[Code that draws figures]
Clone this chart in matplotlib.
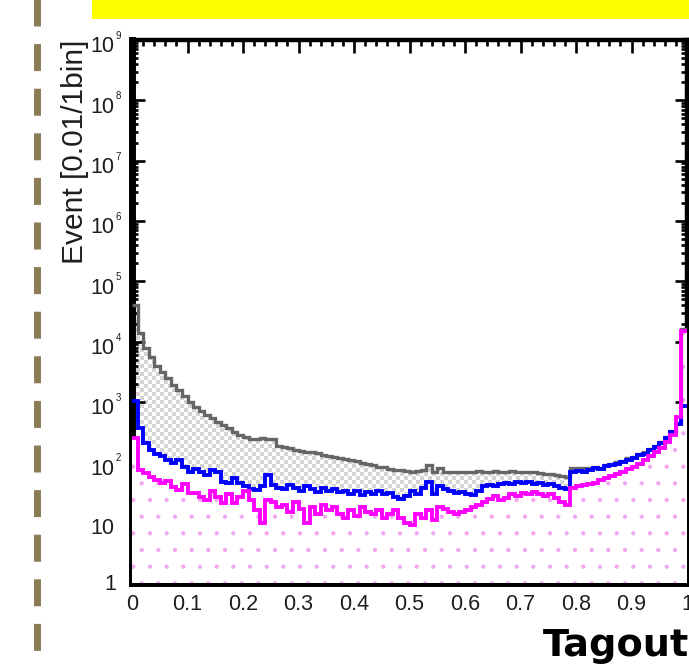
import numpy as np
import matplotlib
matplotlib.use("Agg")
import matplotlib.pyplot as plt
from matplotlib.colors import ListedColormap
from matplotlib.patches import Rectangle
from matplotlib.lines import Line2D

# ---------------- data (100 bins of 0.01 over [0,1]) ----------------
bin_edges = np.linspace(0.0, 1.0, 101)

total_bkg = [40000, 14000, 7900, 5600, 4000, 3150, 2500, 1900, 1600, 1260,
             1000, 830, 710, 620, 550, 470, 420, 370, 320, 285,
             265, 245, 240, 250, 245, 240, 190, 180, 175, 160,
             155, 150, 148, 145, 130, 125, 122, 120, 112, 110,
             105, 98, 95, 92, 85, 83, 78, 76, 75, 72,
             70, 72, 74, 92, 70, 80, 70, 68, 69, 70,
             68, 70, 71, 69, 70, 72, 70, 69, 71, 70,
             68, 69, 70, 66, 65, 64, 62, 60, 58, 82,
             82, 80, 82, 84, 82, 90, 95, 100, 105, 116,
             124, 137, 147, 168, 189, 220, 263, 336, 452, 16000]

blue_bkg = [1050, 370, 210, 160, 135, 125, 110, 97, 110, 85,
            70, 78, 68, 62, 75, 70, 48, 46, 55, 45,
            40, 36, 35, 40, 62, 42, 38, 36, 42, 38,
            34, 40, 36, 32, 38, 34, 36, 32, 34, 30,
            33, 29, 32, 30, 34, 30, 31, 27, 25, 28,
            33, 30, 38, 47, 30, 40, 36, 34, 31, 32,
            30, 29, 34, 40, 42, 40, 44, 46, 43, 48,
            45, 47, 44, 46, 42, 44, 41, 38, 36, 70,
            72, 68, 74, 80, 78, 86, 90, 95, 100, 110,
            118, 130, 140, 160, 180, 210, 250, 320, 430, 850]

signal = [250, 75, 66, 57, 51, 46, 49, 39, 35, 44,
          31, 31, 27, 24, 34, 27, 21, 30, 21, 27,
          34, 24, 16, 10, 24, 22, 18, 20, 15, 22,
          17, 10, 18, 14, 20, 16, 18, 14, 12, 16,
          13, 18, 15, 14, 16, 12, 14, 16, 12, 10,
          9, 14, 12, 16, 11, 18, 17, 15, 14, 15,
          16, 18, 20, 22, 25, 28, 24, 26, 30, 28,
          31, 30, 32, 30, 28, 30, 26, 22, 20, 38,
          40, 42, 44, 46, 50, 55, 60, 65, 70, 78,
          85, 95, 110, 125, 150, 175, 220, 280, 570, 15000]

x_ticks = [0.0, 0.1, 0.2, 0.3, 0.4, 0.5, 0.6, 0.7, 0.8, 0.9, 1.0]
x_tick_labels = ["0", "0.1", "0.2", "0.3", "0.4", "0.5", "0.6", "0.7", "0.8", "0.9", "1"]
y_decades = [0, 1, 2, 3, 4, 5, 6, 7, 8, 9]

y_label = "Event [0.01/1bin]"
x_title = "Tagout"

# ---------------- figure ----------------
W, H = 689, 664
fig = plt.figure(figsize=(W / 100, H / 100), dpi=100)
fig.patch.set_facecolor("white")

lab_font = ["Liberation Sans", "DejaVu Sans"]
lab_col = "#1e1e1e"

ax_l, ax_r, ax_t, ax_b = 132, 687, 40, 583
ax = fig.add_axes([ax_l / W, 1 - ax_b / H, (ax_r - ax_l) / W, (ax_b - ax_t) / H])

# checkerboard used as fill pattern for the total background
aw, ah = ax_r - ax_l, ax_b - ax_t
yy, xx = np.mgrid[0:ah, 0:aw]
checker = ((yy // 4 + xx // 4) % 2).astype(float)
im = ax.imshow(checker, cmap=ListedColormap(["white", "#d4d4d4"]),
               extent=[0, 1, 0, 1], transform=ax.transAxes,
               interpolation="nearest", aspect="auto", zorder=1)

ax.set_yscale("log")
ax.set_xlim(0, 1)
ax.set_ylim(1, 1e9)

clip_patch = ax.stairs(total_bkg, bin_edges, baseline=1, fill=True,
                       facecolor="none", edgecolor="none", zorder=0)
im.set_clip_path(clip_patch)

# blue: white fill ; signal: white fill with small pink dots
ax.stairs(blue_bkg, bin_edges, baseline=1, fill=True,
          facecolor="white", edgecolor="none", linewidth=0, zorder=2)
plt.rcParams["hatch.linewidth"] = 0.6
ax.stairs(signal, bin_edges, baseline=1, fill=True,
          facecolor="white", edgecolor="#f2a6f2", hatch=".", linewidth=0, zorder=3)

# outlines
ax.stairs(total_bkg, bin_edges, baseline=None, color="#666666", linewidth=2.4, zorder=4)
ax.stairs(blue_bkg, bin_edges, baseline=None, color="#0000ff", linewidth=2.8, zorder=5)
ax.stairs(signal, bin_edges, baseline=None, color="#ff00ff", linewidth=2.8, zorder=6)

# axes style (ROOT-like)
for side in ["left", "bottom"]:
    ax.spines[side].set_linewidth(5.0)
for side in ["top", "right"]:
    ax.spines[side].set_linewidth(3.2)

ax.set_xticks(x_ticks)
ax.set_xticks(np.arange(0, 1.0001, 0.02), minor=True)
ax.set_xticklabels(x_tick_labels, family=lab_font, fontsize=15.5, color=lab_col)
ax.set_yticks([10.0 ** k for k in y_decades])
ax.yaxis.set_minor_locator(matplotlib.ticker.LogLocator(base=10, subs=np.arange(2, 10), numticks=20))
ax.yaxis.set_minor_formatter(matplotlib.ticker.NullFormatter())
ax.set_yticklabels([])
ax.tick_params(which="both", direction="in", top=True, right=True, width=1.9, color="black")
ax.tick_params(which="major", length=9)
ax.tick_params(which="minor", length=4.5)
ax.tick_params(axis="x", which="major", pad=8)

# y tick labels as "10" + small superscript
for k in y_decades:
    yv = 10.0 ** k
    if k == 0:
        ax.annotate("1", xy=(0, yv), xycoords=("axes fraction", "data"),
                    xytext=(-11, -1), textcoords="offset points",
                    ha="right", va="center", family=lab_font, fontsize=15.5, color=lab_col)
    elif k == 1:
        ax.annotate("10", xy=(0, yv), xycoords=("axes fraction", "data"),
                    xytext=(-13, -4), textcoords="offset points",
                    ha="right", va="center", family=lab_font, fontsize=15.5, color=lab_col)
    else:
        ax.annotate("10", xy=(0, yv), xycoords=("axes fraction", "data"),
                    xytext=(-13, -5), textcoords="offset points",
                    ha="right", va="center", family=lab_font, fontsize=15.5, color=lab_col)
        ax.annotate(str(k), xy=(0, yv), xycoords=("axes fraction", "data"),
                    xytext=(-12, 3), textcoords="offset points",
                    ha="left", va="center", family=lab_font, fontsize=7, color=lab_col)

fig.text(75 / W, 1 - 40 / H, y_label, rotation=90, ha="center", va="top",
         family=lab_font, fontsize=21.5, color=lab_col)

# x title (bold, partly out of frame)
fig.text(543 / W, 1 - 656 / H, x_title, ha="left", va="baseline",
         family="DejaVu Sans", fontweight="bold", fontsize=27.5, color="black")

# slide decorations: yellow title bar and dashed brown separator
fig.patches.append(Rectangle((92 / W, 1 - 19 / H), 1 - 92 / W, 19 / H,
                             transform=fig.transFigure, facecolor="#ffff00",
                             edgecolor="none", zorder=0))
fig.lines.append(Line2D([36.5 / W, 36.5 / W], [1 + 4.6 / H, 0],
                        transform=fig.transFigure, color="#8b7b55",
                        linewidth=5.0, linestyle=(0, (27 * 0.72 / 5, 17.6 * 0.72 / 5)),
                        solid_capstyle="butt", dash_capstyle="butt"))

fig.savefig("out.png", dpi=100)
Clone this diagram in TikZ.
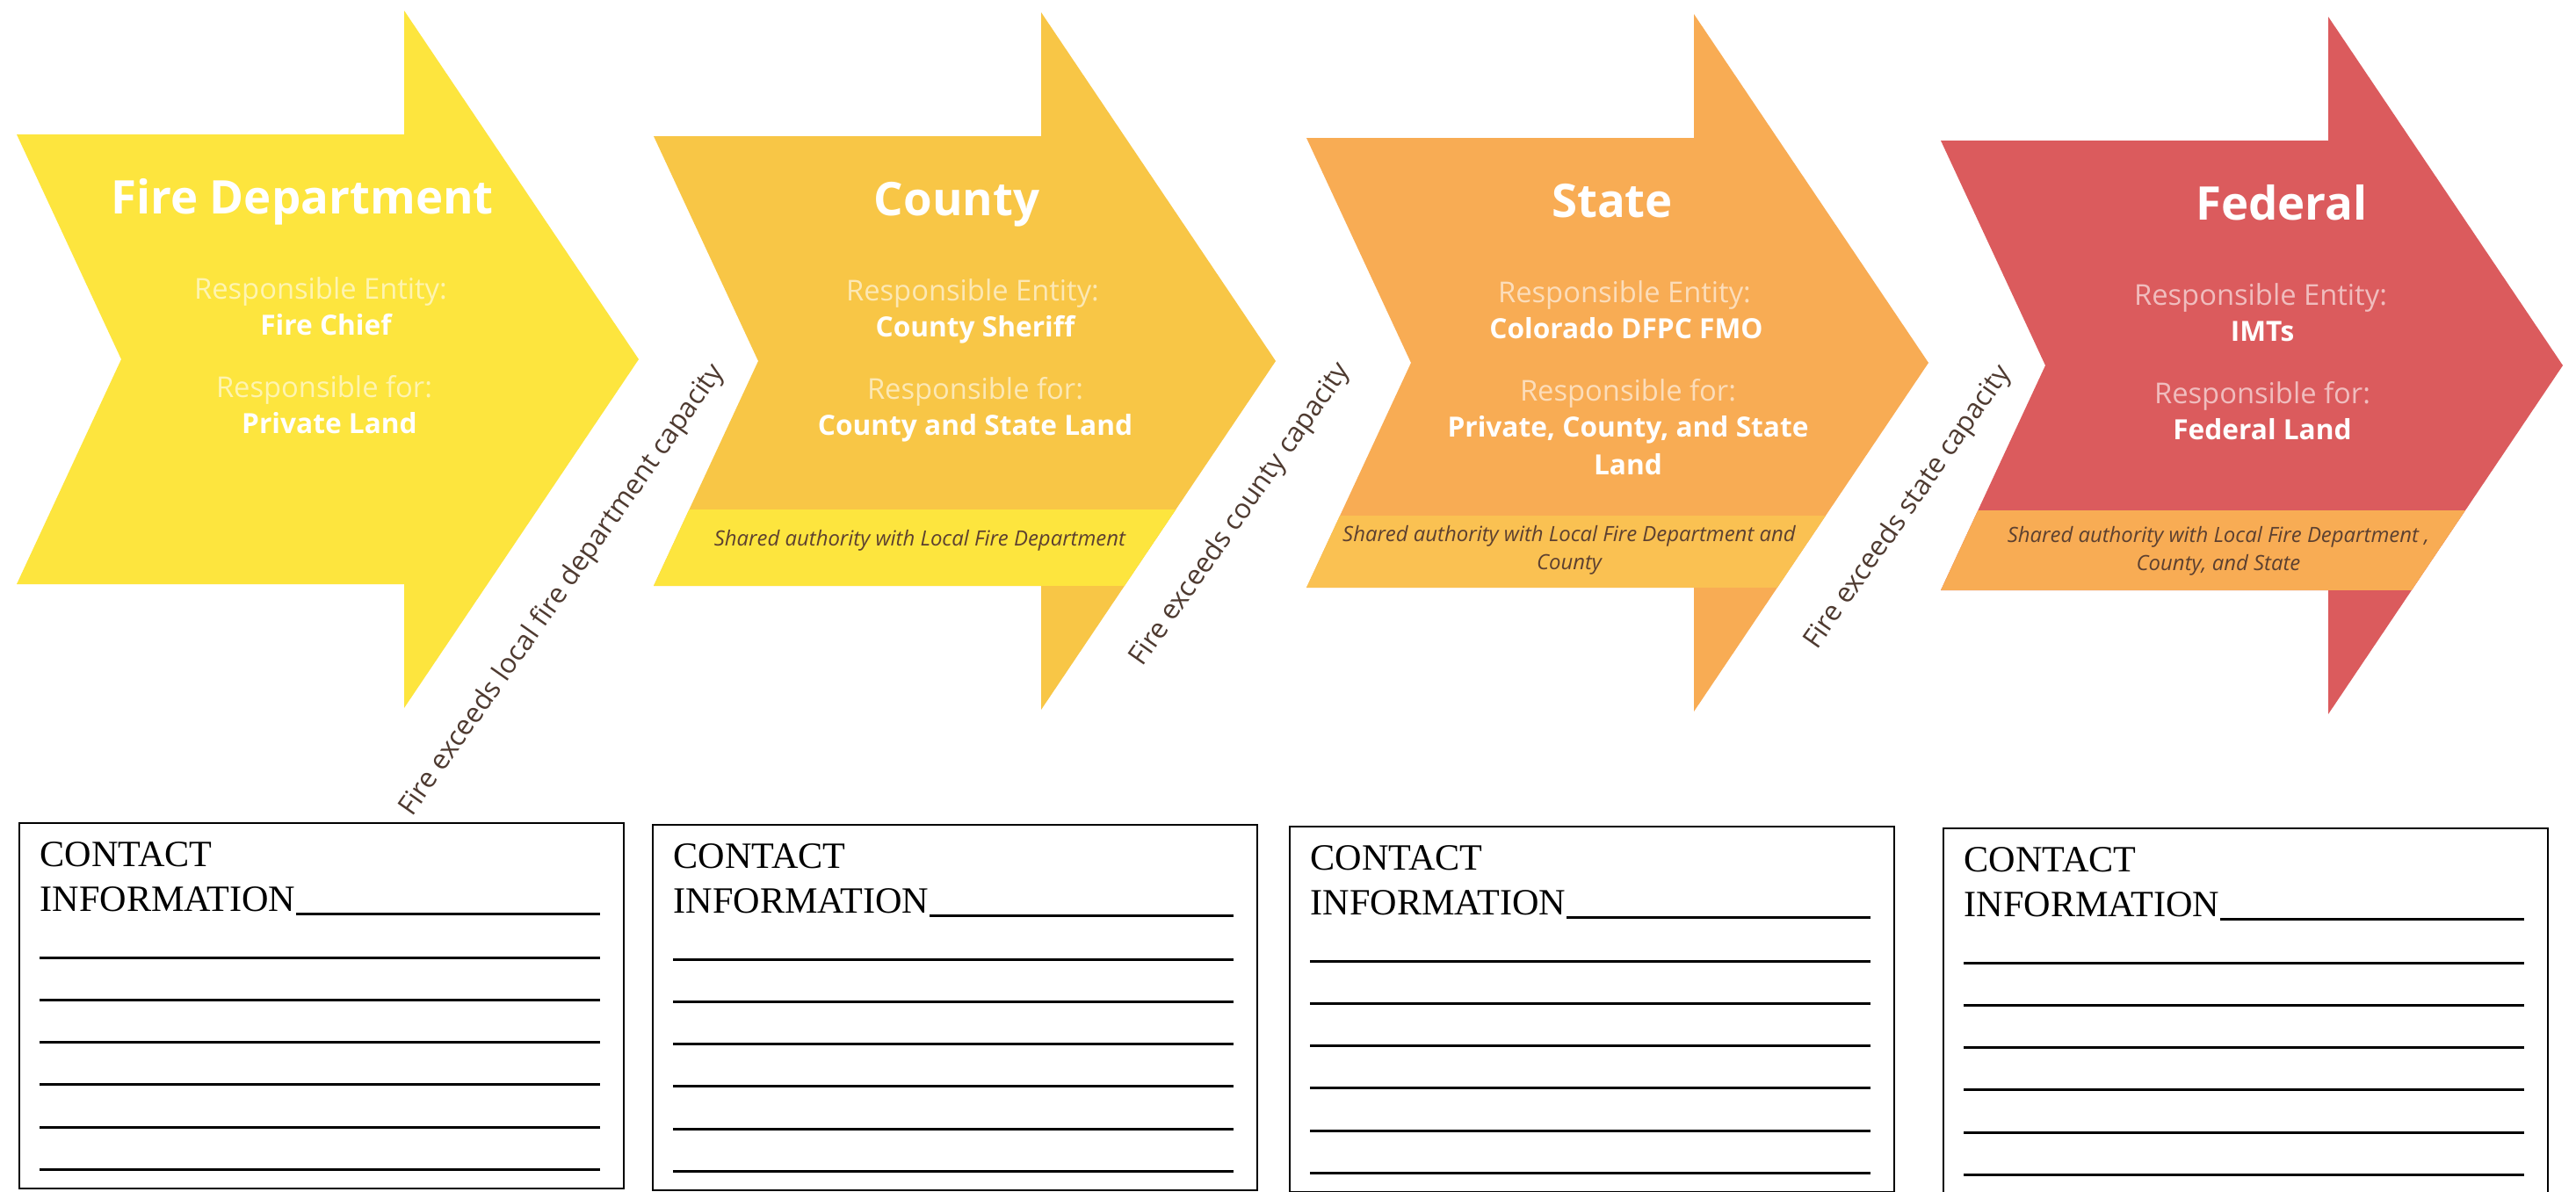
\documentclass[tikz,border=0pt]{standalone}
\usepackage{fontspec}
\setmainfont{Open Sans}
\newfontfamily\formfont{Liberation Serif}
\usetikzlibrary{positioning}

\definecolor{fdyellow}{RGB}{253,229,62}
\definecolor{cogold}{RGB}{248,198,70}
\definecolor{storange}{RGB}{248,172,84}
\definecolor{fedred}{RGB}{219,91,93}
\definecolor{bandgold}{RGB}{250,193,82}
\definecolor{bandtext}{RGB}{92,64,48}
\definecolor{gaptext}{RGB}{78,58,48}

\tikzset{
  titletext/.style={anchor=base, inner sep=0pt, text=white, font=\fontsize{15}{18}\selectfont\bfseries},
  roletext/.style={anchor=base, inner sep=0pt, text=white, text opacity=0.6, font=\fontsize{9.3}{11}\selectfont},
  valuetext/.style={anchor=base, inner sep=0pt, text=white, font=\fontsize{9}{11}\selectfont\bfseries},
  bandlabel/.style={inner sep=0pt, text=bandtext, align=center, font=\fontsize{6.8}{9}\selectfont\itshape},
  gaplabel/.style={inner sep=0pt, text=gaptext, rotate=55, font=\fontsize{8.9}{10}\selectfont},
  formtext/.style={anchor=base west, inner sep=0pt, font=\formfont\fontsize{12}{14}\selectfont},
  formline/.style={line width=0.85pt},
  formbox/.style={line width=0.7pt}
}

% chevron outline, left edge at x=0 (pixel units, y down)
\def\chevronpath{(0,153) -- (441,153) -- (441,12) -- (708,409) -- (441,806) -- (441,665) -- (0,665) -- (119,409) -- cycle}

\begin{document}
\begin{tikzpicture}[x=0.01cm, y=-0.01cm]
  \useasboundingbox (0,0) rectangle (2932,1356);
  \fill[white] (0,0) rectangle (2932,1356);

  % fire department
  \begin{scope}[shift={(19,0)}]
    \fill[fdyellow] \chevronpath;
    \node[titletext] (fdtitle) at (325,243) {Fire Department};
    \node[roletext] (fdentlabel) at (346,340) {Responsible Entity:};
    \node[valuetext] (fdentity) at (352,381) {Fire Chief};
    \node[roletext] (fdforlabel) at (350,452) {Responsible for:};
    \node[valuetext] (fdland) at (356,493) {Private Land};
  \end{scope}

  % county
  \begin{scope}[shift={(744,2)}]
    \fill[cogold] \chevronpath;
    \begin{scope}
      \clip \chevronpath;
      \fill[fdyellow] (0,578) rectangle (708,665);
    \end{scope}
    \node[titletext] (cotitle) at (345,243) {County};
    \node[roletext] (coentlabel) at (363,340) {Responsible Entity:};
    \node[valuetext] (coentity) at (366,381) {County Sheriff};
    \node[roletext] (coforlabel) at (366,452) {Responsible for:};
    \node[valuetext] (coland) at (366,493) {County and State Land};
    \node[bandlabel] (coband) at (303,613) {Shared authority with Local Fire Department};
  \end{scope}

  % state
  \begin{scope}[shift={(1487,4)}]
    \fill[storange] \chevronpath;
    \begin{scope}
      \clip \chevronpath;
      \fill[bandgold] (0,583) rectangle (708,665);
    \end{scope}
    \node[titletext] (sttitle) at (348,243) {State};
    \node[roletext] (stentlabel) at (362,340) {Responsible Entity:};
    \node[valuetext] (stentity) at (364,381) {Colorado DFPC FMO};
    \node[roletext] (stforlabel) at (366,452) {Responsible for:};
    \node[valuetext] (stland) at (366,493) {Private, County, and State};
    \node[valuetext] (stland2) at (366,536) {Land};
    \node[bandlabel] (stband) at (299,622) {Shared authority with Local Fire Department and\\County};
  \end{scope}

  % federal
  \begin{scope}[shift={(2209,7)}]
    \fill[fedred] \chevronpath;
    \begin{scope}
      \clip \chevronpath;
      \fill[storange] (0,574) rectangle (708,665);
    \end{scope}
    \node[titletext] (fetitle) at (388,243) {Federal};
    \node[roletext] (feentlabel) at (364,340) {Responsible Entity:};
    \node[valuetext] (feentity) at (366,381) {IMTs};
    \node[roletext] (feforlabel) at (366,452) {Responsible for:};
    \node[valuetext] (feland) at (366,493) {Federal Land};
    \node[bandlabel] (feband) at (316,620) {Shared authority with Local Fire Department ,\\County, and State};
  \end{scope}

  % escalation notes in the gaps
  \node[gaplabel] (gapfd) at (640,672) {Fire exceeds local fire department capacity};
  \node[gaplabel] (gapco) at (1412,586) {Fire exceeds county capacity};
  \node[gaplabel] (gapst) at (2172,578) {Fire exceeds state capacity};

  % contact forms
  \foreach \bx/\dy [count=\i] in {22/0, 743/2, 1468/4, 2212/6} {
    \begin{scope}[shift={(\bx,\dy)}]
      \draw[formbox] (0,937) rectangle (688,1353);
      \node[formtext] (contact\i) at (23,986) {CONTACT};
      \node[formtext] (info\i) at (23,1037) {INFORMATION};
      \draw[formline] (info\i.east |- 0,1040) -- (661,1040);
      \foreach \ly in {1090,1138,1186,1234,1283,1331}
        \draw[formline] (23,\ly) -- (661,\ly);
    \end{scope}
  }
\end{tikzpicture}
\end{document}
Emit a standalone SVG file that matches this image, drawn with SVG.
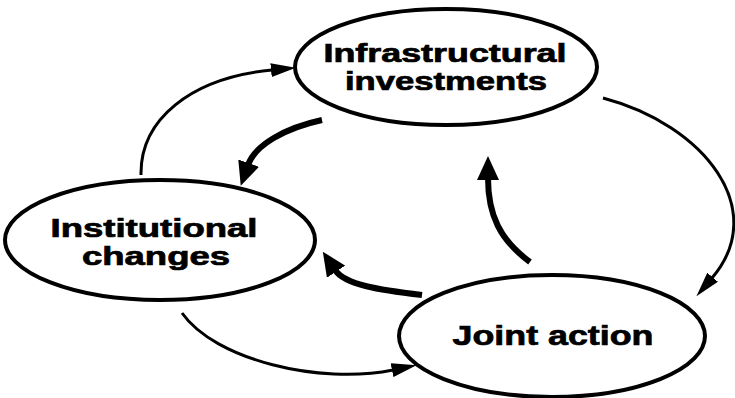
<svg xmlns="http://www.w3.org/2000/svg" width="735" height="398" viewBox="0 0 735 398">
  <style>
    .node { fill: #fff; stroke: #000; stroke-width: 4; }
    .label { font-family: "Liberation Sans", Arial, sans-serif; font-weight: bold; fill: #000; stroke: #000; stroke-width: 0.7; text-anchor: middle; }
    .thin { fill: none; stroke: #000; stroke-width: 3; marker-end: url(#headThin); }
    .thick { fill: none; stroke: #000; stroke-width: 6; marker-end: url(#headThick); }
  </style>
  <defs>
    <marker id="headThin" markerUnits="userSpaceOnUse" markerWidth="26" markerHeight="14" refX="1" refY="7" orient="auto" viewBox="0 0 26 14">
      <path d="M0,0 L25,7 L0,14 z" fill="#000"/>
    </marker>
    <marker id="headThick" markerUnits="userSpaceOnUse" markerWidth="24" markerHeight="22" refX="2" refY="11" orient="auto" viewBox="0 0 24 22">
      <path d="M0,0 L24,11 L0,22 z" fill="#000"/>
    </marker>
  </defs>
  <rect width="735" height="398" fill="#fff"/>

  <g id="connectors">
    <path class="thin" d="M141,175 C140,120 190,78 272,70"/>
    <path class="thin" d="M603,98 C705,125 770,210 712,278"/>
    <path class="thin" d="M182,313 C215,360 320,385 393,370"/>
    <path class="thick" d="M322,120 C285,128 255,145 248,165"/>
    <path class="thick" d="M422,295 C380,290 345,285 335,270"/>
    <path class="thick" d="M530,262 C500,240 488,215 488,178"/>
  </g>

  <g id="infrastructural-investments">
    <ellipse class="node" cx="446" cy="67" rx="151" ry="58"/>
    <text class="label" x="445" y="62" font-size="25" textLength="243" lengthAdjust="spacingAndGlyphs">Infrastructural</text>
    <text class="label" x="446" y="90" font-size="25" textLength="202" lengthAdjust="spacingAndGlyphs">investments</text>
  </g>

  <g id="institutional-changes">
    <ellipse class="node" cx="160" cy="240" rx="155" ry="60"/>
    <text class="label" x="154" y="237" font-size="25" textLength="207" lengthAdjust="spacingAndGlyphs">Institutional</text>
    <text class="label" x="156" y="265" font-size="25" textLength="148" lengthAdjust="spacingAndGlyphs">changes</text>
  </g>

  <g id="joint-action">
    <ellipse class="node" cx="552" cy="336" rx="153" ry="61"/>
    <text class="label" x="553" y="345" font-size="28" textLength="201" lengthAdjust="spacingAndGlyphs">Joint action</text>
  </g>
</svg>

## Task description
Go through the material line by line. Show each line that contains the string "with".

## Solved exercise
# blue: white fill ; signal: white fill with small pink dots
    \node[bandlabel] (coband) at (303,613) {Shared authority with Local Fire Department};
    \node[bandlabel] (stband) at (299,622) {Shared authority with Local Fire Department and\\County};
    \node[bandlabel] (feband) at (316,620) {Shared authority with Local Fire Department ,\\County, and State};
Emit a standalone SVG file that matches this image, drawn with SVG.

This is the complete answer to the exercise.